У Сирина — продолговатое, худое, породистое лицо, высокий лоб. Говорит быстро и с увлечением. Но какая-то целомудренность мешает ему рассказывать о самом себе. И потом — это так трудно. Писателю легче рассказать о чужой жизни, нежели о собственной. В 33 года укладывается Тенишевское училище, бегство из Крыма, счастливое время Кембриджа, книги и скучная берлинская жизнь, с которой нет сил расстаться только потому, что лень трогаться с места, — да и не все ли равно, где жить?

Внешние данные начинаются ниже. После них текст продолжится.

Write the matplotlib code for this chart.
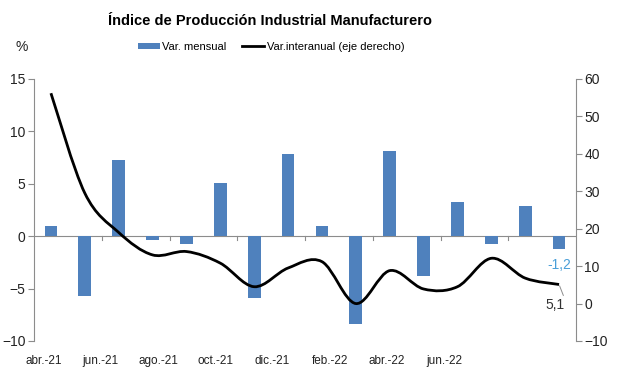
import numpy as np
import matplotlib
matplotlib.use('Agg')
import matplotlib.pyplot as plt
from matplotlib.path import Path
from matplotlib.patches import PathPatch
from matplotlib.lines import Line2D
from matplotlib.patches import Patch

# datos (lectura aproximada de la imagen)
meses = ['abr.-21', 'may.-21', 'jun.-21', 'jul.-21', 'ago.-21', 'sep.-21', 'oct.-21', 'nov.-21',
         'dic.-21', 'ene.-22', 'feb.-22', 'mar.-22', 'abr.-22', 'may.-22', 'jun.-22', 'jul.-22']
var_mensual = [1.0, -5.7, 7.3, -0.4, -0.7, 5.1, -5.9, 7.8, 1.0, -8.4, 8.1, -3.8, 3.3, -0.7, 2.9, -1.2]
var_interanual = [56.2, 29.5, 19.0, 13.0, 13.9, 10.8, 4.5, 9.5, 11.2, 0.0, 8.8, 3.9, 4.5, 12.1, 6.8, 5.1]
etiquetas_x = ['abr.-21', 'jun.-21', 'ago.-21', 'oct.-21', 'dic.-21', 'feb.-22', 'abr.-22', 'jun.-22']

AZUL = '#4F81BD'
GRIS = '#8C8C8C'
FUENTE = 'Liberation Sans'

plt.rcParams['font.family'] = [FUENTE, 'DejaVu Sans']


def curva_suave(xs, ys):
    # segmentos bezier tipo Catmull-Rom (linea suavizada estilo Excel)
    pts = np.column_stack([xs, ys]).astype(float)
    n = len(pts)
    verts = [pts[0]]
    codes = [Path.MOVETO]
    for i in range(n - 1):
        p0 = pts[i - 1] if i > 0 else pts[i]
        p1 = pts[i]
        p2 = pts[i + 1]
        p3 = pts[i + 2] if i + 2 < n else pts[i + 1]
        c1 = p1 + (p2 - p0) / 6.0
        c2 = p2 - (p3 - p1) / 6.0
        verts += [c1, c2, p2]
        codes += [Path.CURVE4] * 3
    return Path(verts, codes)


fig = plt.figure(figsize=(6.17, 3.78), dpi=100)
ax = fig.add_axes([34 / 617, 1 - 341 / 378, 542 / 617, 262 / 378])
ax2 = ax.twinx()

x = np.arange(len(meses))
ax.bar(x, var_mensual, width=0.38, color=AZUL, zorder=2)
ax.axhline(0, color=GRIS, lw=0.8, zorder=1)

ax.set_xlim(-0.5, len(meses) - 0.5)
ax.set_ylim(-10, 15)
ax.set_yticks([-10, -5, 0, 5, 10, 15])
ax2.set_ylim(-10, 60)
ax2.set_yticks([-10, 0, 10, 20, 30, 40, 50, 60])

# marcas del eje de categorias sobre la linea de cero, cada dos meses
for xb in np.arange(1.5, len(meses) - 1, 2):
    ax.plot([xb, xb], [0, -0.35], color=GRIS, lw=0.8, zorder=1)

# etiquetas de fecha (en la imagen van algo mas juntas que las barras)
pos_etiquetas = [-0.22 + 1.69 * k for k in range(len(etiquetas_x))]
ax.set_xticks(pos_etiquetas)
ax.set_xticklabels(etiquetas_x, fontsize=8.5, color='#222222')
ax.tick_params(axis='x', length=0, pad=10)

for a in (ax, ax2):
    for lado in ['top', 'bottom']:
        a.spines[lado].set_visible(False)
    a.spines['left'].set_color(GRIS)
    a.spines['right'].set_color(GRIS)
    a.spines['left'].set_linewidth(0.8)
    a.spines['right'].set_linewidth(0.8)
ax.spines['right'].set_visible(False)
ax2.spines['left'].set_visible(False)
ax.tick_params(axis='y', length=4, color=GRIS, labelsize=10, pad=2, labelcolor='#222222')
ax2.tick_params(axis='y', length=4, color=GRIS, labelsize=10, pad=2, labelcolor='#222222')

ruta = curva_suave(x, var_interanual)
ax2.add_patch(PathPatch(ruta, facecolor='none', edgecolor='black', lw=2.0, zorder=3,
                        transform=ax2.transData))

ax.annotate('-1,2', xy=(x[-1], var_mensual[-1]), xytext=(0, -12), textcoords='offset points',
            ha='center', va='center', fontsize=10, color='#4A9FD8')
ax2.annotate('5,1', xy=(x[-1], var_interanual[-1]), xytext=(-3, -15), textcoords='offset points',
             ha='center', va='center', fontsize=10, color='#333333',
             arrowprops=dict(arrowstyle='-', color=GRIS, lw=0.7, relpos=(1.0, 1.0),
                             shrinkA=0, shrinkB=1))

fig.text(270 / 617, 1 - 21 / 378, 'Índice de Producción Industrial Manufacturero', ha='center', va='center',
         fontsize=10.5, fontweight='bold')
fig.text(22 / 617, 1 - 47 / 378, '%', ha='center', va='center', fontsize=10, color='#222222')

handles = [Patch(facecolor=AZUL, edgecolor='none'), Line2D([], [], color='black', lw=2)]
fig.legend(handles, ['Var. mensual', 'Var.interanual (eje derecho)'], loc='center',
           bbox_to_anchor=(271 / 617, 1 - 47 / 378), ncol=2, frameon=False, fontsize=8,
           handlelength=2.0, handleheight=0.5, handletextpad=0.2, columnspacing=1.4)

fig.savefig('out.png', dpi=100, facecolor='white')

Если отбросить писательскую работу, очень для меня мучительную и кропотливую, — рассказывает Сирин, дымя папиросой, — останется только зоология, которую я изучал в Кембридже, романские языки, большая любовь к теннису, футболу и боксу. Кажется, я неплохой голкипер…
Он говорит это с гордостью, — на мгновенье спортсмен берет верх над писателем. Но мы быстро находим прерванную нить разговора.
…Вас обвиняют в «нерусскости»{56}, говорят о сильном на вас иностранном влиянии, которое сказалось на всех романах, от «Короля, дамы, валета» — до «Камеры обскуры».
Смешно! Говорят о влиянии на меня немецких писателей{57}, которых я и не знаю. Я ведь вообще плохо читаю и говорю по-немецки. Можно говорить скорее о влиянии французском: я люблю Флобера и Пруста. Любопытно, что близость к западной культуре я почувствовал в России. Здесь же, на Западе, я ничему сознательно не научился. Зато особенно остро почувствовал обаяние Гоголя и — ближе к нам — Чехова.